## EXERCISE DIRECTIONS
The listing below should be printed exactly, every line of it. Skip the pictures.

++++++++++++++++++++

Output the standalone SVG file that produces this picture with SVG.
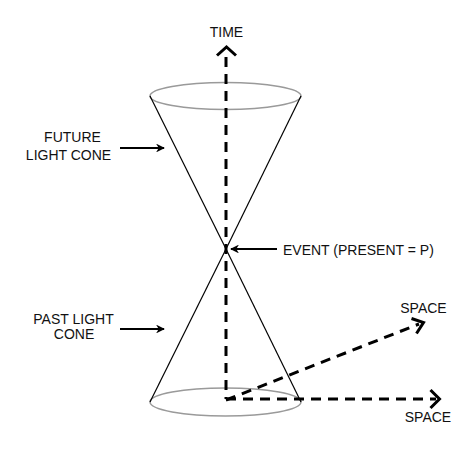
<svg xmlns="http://www.w3.org/2000/svg" width="474" height="473" viewBox="0 0 474 473">
<defs>
<marker id="tri" viewBox="0 0 10 10" refX="9" refY="5" markerWidth="4" markerHeight="4" orient="auto" markerUnits="strokeWidth">
<path d="M0,0 L10,5 L0,10 L3,5 Z" fill="#000"/>
</marker>
</defs>
<style>
.lbl{font-family:"Liberation Sans",Arial,sans-serif;font-size:14px;fill:#111}
.rim{fill:none;stroke:#9a9a9a;stroke-width:1.5}
.cone{stroke:#000;stroke-width:1.2;fill:none}
.axis{stroke:#000;stroke-width:3;fill:none;stroke-dasharray:10 7}
.head{stroke:#000;stroke-width:3;fill:none;stroke-linecap:butt;stroke-linejoin:miter}
.ptr{stroke:#000;stroke-width:2.2;fill:none;marker-end:url(#tri)}
</style>
<rect width="474" height="473" fill="#fff"/>
<g id="future-cone">
<ellipse class="rim" cx="225.5" cy="96" rx="75.5" ry="13.5"/>
<line class="cone" x1="150" y1="96" x2="226" y2="249"/>
<line class="cone" x1="301" y1="96" x2="226" y2="249"/>
</g>
<g id="past-cone">
<ellipse class="rim" cx="225.5" cy="402" rx="75.5" ry="14"/>
<line class="cone" x1="226" y1="249" x2="150" y2="402"/>
<line class="cone" x1="226" y1="249" x2="301" y2="402"/>
</g>
<g id="connectors">
<line class="axis" x1="226" y1="57" x2="226" y2="399"/>
<polyline class="head" points="217,55.5 226.5,47 236,55.5"/>
<line class="axis" x1="226" y1="399" x2="436" y2="399"/>
<polyline class="head" points="430.5,390 439.5,399 430.5,408"/>
<line class="axis" x1="226" y1="400" x2="419" y2="324"/>
<polyline class="head" points="411.5,318.5 423.5,322.5 416.5,333.5"/>
<line class="ptr" x1="120" y1="148" x2="164" y2="148"/>
<line class="ptr" x1="120" y1="329" x2="164" y2="329"/>
<line class="ptr" x1="277" y1="249" x2="231" y2="249"/>
</g>
<g id="time-label"><text class="lbl" x="226.5" y="37" text-anchor="middle">TIME</text></g>
<g id="future-label"><text class="lbl" x="72.5" y="142" text-anchor="middle">FUTURE</text><text class="lbl" x="68.5" y="159.5" text-anchor="middle">LIGHT CONE</text></g>
<g id="past-label"><text class="lbl" x="73.5" y="323.5" text-anchor="middle">PAST LIGHT</text><text class="lbl" x="74" y="338.5" text-anchor="middle">CONE</text></g>
<g id="event-label"><text class="lbl" x="283" y="254.5">EVENT (PRESENT = P)</text></g>
<g id="space-labels"><text class="lbl" x="423.5" y="312.5" text-anchor="middle">SPACE</text><text class="lbl" x="428" y="422" text-anchor="middle">SPACE</text></g>
</svg>
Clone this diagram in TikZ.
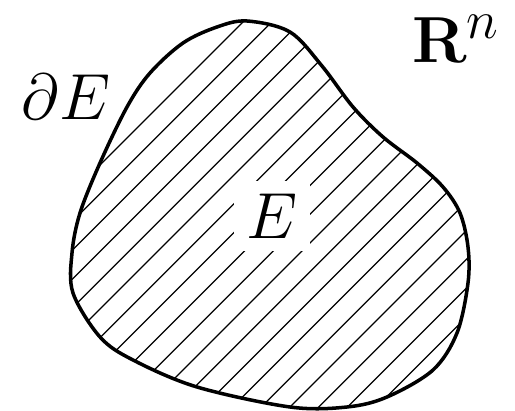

++++++++++++++++++++

## REPLY
Output the standalone SVG file that produces this picture with SVG.
<svg xmlns="http://www.w3.org/2000/svg" width="474" height="473" viewBox="0 0 474 473">
<defs>
<marker id="tri" viewBox="0 0 10 10" refX="9" refY="5" markerWidth="4" markerHeight="4" orient="auto" markerUnits="strokeWidth">
<path d="M0,0 L10,5 L0,10 L3,5 Z" fill="#000"/>
</marker>
</defs>
<style>
.lbl{font-family:"Liberation Sans",Arial,sans-serif;font-size:14px;fill:#111}
.rim{fill:none;stroke:#9a9a9a;stroke-width:1.5}
.cone{stroke:#000;stroke-width:1.2;fill:none}
.axis{stroke:#000;stroke-width:3;fill:none;stroke-dasharray:10 7}
.head{stroke:#000;stroke-width:3;fill:none;stroke-linecap:butt;stroke-linejoin:miter}
.ptr{stroke:#000;stroke-width:2.2;fill:none;marker-end:url(#tri)}
</style>
<rect width="474" height="473" fill="#fff"/>
<g id="future-cone">
<ellipse class="rim" cx="225.5" cy="96" rx="75.5" ry="13.5"/>
<line class="cone" x1="150" y1="96" x2="226" y2="249"/>
<line class="cone" x1="301" y1="96" x2="226" y2="249"/>
</g>
<g id="past-cone">
<ellipse class="rim" cx="225.5" cy="402" rx="75.5" ry="14"/>
<line class="cone" x1="226" y1="249" x2="150" y2="402"/>
<line class="cone" x1="226" y1="249" x2="301" y2="402"/>
</g>
<g id="connectors">
<line class="axis" x1="226" y1="57" x2="226" y2="399"/>
<polyline class="head" points="217,55.5 226.5,47 236,55.5"/>
<line class="axis" x1="226" y1="399" x2="436" y2="399"/>
<polyline class="head" points="430.5,390 439.5,399 430.5,408"/>
<line class="axis" x1="226" y1="400" x2="419" y2="324"/>
<polyline class="head" points="411.5,318.5 423.5,322.5 416.5,333.5"/>
<line class="ptr" x1="120" y1="148" x2="164" y2="148"/>
<line class="ptr" x1="120" y1="329" x2="164" y2="329"/>
<line class="ptr" x1="277" y1="249" x2="231" y2="249"/>
</g>
<g id="time-label"><text class="lbl" x="226.5" y="37" text-anchor="middle">TIME</text></g>
<g id="future-label"><text class="lbl" x="72.5" y="142" text-anchor="middle">FUTURE</text><text class="lbl" x="68.5" y="159.5" text-anchor="middle">LIGHT CONE</text></g>
<g id="past-label"><text class="lbl" x="73.5" y="323.5" text-anchor="middle">PAST LIGHT</text><text class="lbl" x="74" y="338.5" text-anchor="middle">CONE</text></g>
<g id="event-label"><text class="lbl" x="283" y="254.5">EVENT (PRESENT = P)</text></g>
<g id="space-labels"><text class="lbl" x="423.5" y="312.5" text-anchor="middle">SPACE</text><text class="lbl" x="428" y="422" text-anchor="middle">SPACE</text></g>
</svg>
Clone this diagram in TikZ.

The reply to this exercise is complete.